## begin DATA EXCERPT

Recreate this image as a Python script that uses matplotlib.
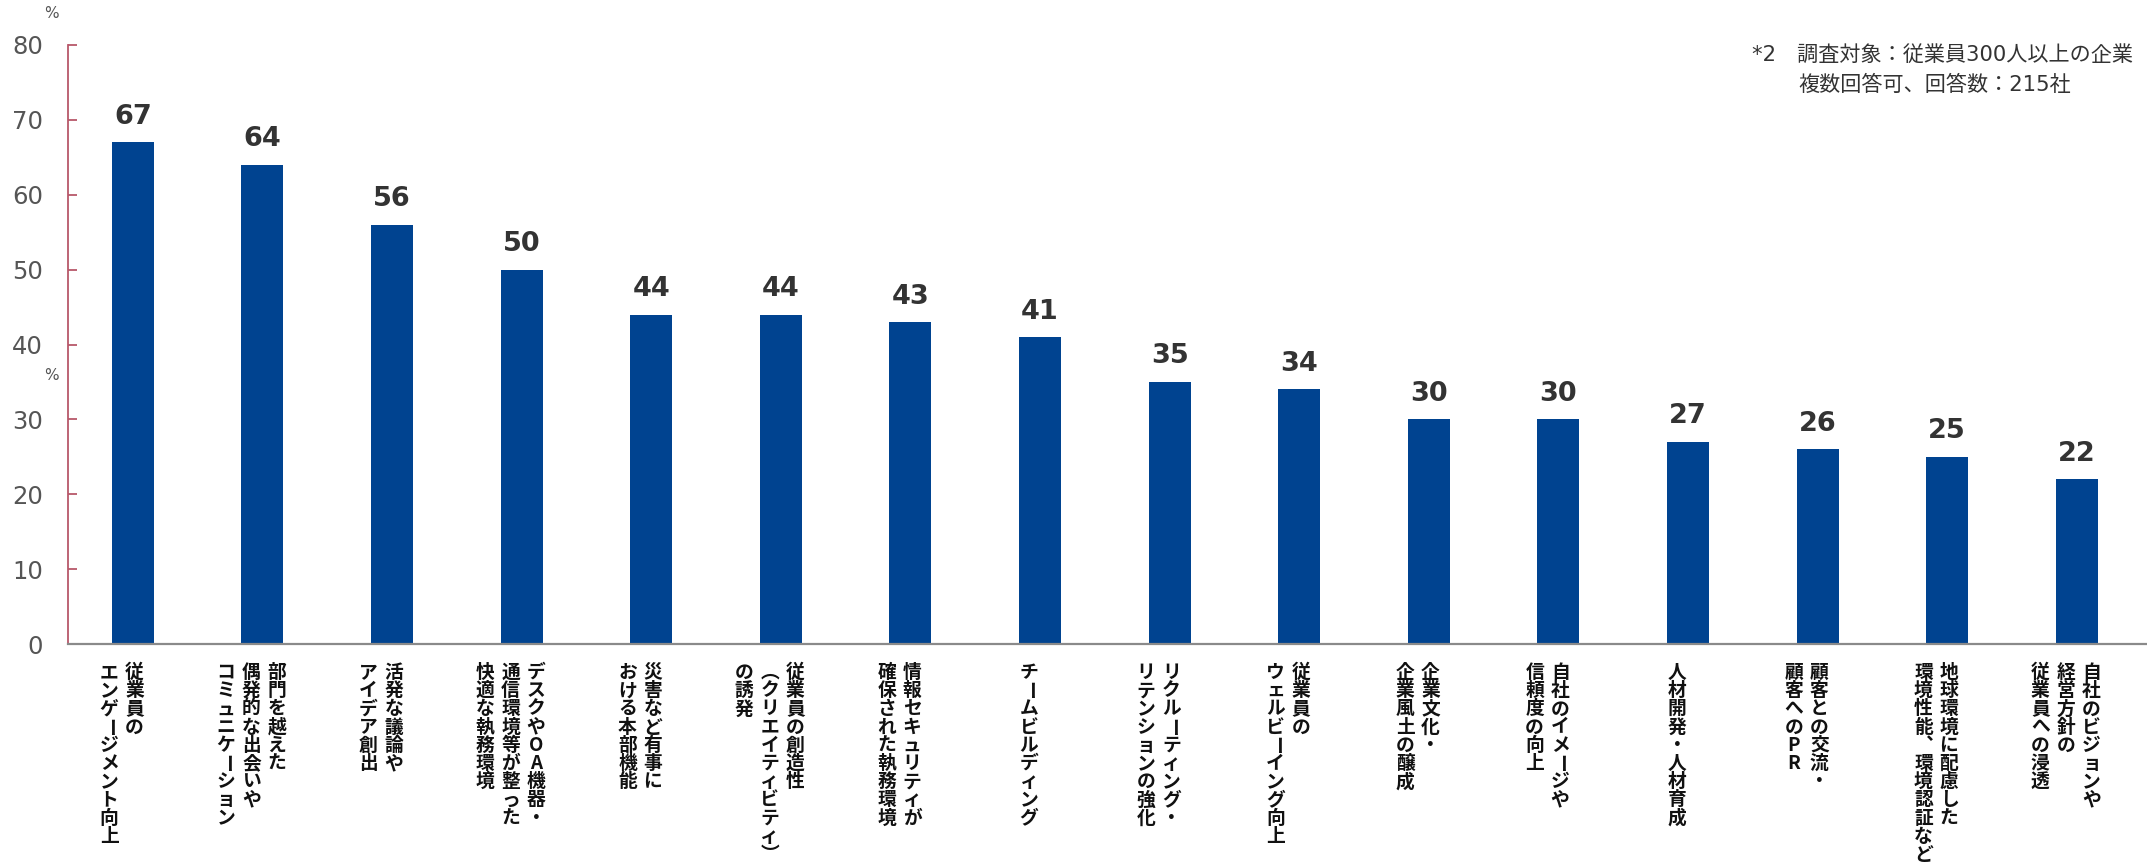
import matplotlib

matplotlib.use("Agg")
import matplotlib.pyplot as plt
from matplotlib.transforms import offset_copy

# data
labels = [
    "従業員の\nエンゲージメント向上",
    "部門を越えた\n偶発的な出会いや\nコミュニケーション",
    "活発な議論や\nアイデア創出",
    "デスクやOA機器・\n通信環境等が整った\n快適な執務環境",
    "災害など有事に\nおける本部機能",
    "従業員の創造性\n（クリエイティビティ）\nの誘発",
    "情報セキュリティが\n確保された執務環境",
    "チームビルディング",
    "リクルーティング・\nリテンションの強化",
    "従業員の\nウェルビーイング向上",
    "企業文化・\n企業風土の醸成",
    "自社のイメージや\n信頼度の向上",
    "人材開発・人材育成",
    "顧客との交流・\n顧客へのPR",
    "地球環境に配慮した\n環境性能、環境認証など",
    "自社のビジョンや\n経営方針の\n従業員への浸透",
]
values = [67, 64, 56, 50, 44, 44, 43, 41, 35, 34, 30, 30, 27, 26, 25, 22]
y_ticks = [0, 10, 20, 30, 40, 50, 60, 70, 80]
note_lines = ["*2　調査対象：従業員300人以上の企業", "複数回答可、回答数：215社"]

BAR_COLOR = "#004390"
AXIS_RED = "#b8586a"
TEXT_DARK = "#333333"
JP_FONT = ["Noto Sans CJK JP", "DejaVu Sans"]
NUM_FONT = ["DejaVu Sans", "Noto Sans CJK JP"]

W, H, DPI = 2147, 867, 100
fig = plt.figure(figsize=(W / DPI, H / DPI), dpi=DPI)

# axes placed in pixel terms: y=0 at 644px from top, y=80 at 45px
left_px, bottom_px, top_px = 68, H - 644, H - 45
ax = fig.add_axes([left_px / W, bottom_px / H, (W - left_px) / W, (top_px - bottom_px) / H])

x = list(range(len(values)))
ax.bar(x, values, width=0.324, color=BAR_COLOR, zorder=2)

ax.set_xlim(-0.5, (W - left_px) / 129.6 - 0.5)
ax.set_ylim(0, 80)
ax.set_yticks(y_ticks)
ax.set_yticklabels([str(t) for t in y_ticks], fontsize=17.5, color="#555555", family=NUM_FONT)
ax.tick_params(axis="y", direction="in", length=6.5, width=1.3, color=AXIS_RED, pad=18)
ax.set_xticks([])

for side in ["top", "right"]:
    ax.spines[side].set_visible(False)
ax.spines["left"].set_color(AXIS_RED)
ax.spines["left"].set_linewidth(1.3)
ax.spines["bottom"].set_color("#8a8a8a")
ax.spines["bottom"].set_linewidth(1.6)

# value labels above the bars
for xi, v in zip(x, values):
    ax.annotate(
        str(v),
        (xi, v),
        xytext=(0, 9),
        textcoords="offset points",
        ha="center",
        va="bottom",
        fontsize=19.5,
        fontweight="bold",
        color=TEXT_DARK,
        family=NUM_FONT,
    )

# vertical (tategaki) category labels: first line on the right
VERTICAL_FORMS = {"（": "\ufe35", "）": "\ufe36", "、": "\ufe11"}
ROTATE = set("ー")
char_step = 18.2
col_gap = 25.5
x_shift = -11
top_gap = 28.5
base = ax.get_xaxis_transform()
for xi, label in zip(x, labels):
    lines = label.split("\n")
    n = len(lines)
    for j, line in enumerate(lines):
        dx = x_shift + ((n - 1) / 2 - j) * col_gap
        for k, ch in enumerate(line):
            dy = -(top_gap + k * char_step)
            tr = offset_copy(base, fig=fig, x=dx, y=dy, units="dots")
            ax.text(
                xi,
                0,
                VERTICAL_FORMS.get(ch, ch),
                transform=tr,
                ha="center",
                va="center",
                rotation=-90 if ch in ROTATE else 0,
                fontsize=13.5,
                fontweight="bold",
                color="#111111",
                family=JP_FONT,
                clip_on=False,
            )

# percent markers
fig.text(51 / W, 1 - 14 / H, "%", ha="center", va="center", fontsize=11, color="#555555", family=NUM_FONT)
fig.text(51 / W, 1 - 376 / H, "%", ha="center", va="center", fontsize=11, color="#555555", family=NUM_FONT)

# survey note
fig.text(1752 / W, 1 - 55 / H, note_lines[0], ha="left", va="center", fontsize=15.2, color=TEXT_DARK, family=NUM_FONT)
fig.text(1798 / W, 1 - 85 / H, note_lines[1], ha="left", va="center", fontsize=15.2, color=TEXT_DARK, family=NUM_FONT)

fig.savefig("out.png", dpi=DPI)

## end DATA EXCERPT

REQUIRED TASK: Every line should be retyped exactly, with the pictures omitted.

CORRECT OUTPUT:
Recreate this image as a Python script that uses matplotlib.
import matplotlib

matplotlib.use("Agg")
import matplotlib.pyplot as plt
from matplotlib.transforms import offset_copy

# data
labels = [
    "従業員の\nエンゲージメント向上",
    "部門を越えた\n偶発的な出会いや\nコミュニケーション",
    "活発な議論や\nアイデア創出",
    "デスクやOA機器・\n通信環境等が整った\n快適な執務環境",
    "災害など有事に\nおける本部機能",
    "従業員の創造性\n（クリエイティビティ）\nの誘発",
    "情報セキュリティが\n確保された執務環境",
    "チームビルディング",
    "リクルーティング・\nリテンションの強化",
    "従業員の\nウェルビーイング向上",
    "企業文化・\n企業風土の醸成",
    "自社のイメージや\n信頼度の向上",
    "人材開発・人材育成",
    "顧客との交流・\n顧客へのPR",
    "地球環境に配慮した\n環境性能、環境認証など",
    "自社のビジョンや\n経営方針の\n従業員への浸透",
]
values = [67, 64, 56, 50, 44, 44, 43, 41, 35, 34, 30, 30, 27, 26, 25, 22]
y_ticks = [0, 10, 20, 30, 40, 50, 60, 70, 80]
note_lines = ["*2　調査対象：従業員300人以上の企業", "複数回答可、回答数：215社"]

BAR_COLOR = "#004390"
AXIS_RED = "#b8586a"
TEXT_DARK = "#333333"
JP_FONT = ["Noto Sans CJK JP", "DejaVu Sans"]
NUM_FONT = ["DejaVu Sans", "Noto Sans CJK JP"]

W, H, DPI = 2147, 867, 100
fig = plt.figure(figsize=(W / DPI, H / DPI), dpi=DPI)

# axes placed in pixel terms: y=0 at 644px from top, y=80 at 45px
left_px, bottom_px, top_px = 68, H - 644, H - 45
ax = fig.add_axes([left_px / W, bottom_px / H, (W - left_px) / W, (top_px - bottom_px) / H])

x = list(range(len(values)))
ax.bar(x, values, width=0.324, color=BAR_COLOR, zorder=2)

ax.set_xlim(-0.5, (W - left_px) / 129.6 - 0.5)
ax.set_ylim(0, 80)
ax.set_yticks(y_ticks)
ax.set_yticklabels([str(t) for t in y_ticks], fontsize=17.5, color="#555555", family=NUM_FONT)
ax.tick_params(axis="y", direction="in", length=6.5, width=1.3, color=AXIS_RED, pad=18)
ax.set_xticks([])

for side in ["top", "right"]:
    ax.spines[side].set_visible(False)
ax.spines["left"].set_color(AXIS_RED)
ax.spines["left"].set_linewidth(1.3)
ax.spines["bottom"].set_color("#8a8a8a")
ax.spines["bottom"].set_linewidth(1.6)

# value labels above the bars
for xi, v in zip(x, values):
    ax.annotate(
        str(v),
        (xi, v),
        xytext=(0, 9),
        textcoords="offset points",
        ha="center",
        va="bottom",
        fontsize=19.5,
        fontweight="bold",
        color=TEXT_DARK,
        family=NUM_FONT,
    )

# vertical (tategaki) category labels: first line on the right
VERTICAL_FORMS = {"（": "\ufe35", "）": "\ufe36", "、": "\ufe11"}
ROTATE = set("ー")
char_step = 18.2
col_gap = 25.5
x_shift = -11
top_gap = 28.5
base = ax.get_xaxis_transform()
for xi, label in zip(x, labels):
    lines = label.split("\n")
    n = len(lines)
    for j, line in enumerate(lines):
        dx = x_shift + ((n - 1) / 2 - j) * col_gap
        for k, ch in enumerate(line):
            dy = -(top_gap + k * char_step)
            tr = offset_copy(base, fig=fig, x=dx, y=dy, units="dots")
            ax.text(
                xi,
                0,
                VERTICAL_FORMS.get(ch, ch),
                transform=tr,
                ha="center",
                va="center",
                rotation=-90 if ch in ROTATE else 0,
                fontsize=13.5,
                fontweight="bold",
                color="#111111",
                family=JP_FONT,
                clip_on=False,
            )

# percent markers
fig.text(51 / W, 1 - 14 / H, "%", ha="center", va="center", fontsize=11, color="#555555", family=NUM_FONT)
fig.text(51 / W, 1 - 376 / H, "%", ha="center", va="center", fontsize=11, color="#555555", family=NUM_FONT)

# survey note
fig.text(1752 / W, 1 - 55 / H, note_lines[0], ha="left", va="center", fontsize=15.2, color=TEXT_DARK, family=NUM_FONT)
fig.text(1798 / W, 1 - 85 / H, note_lines[1], ha="left", va="center", fontsize=15.2, color=TEXT_DARK, family=NUM_FONT)

fig.savefig("out.png", dpi=DPI)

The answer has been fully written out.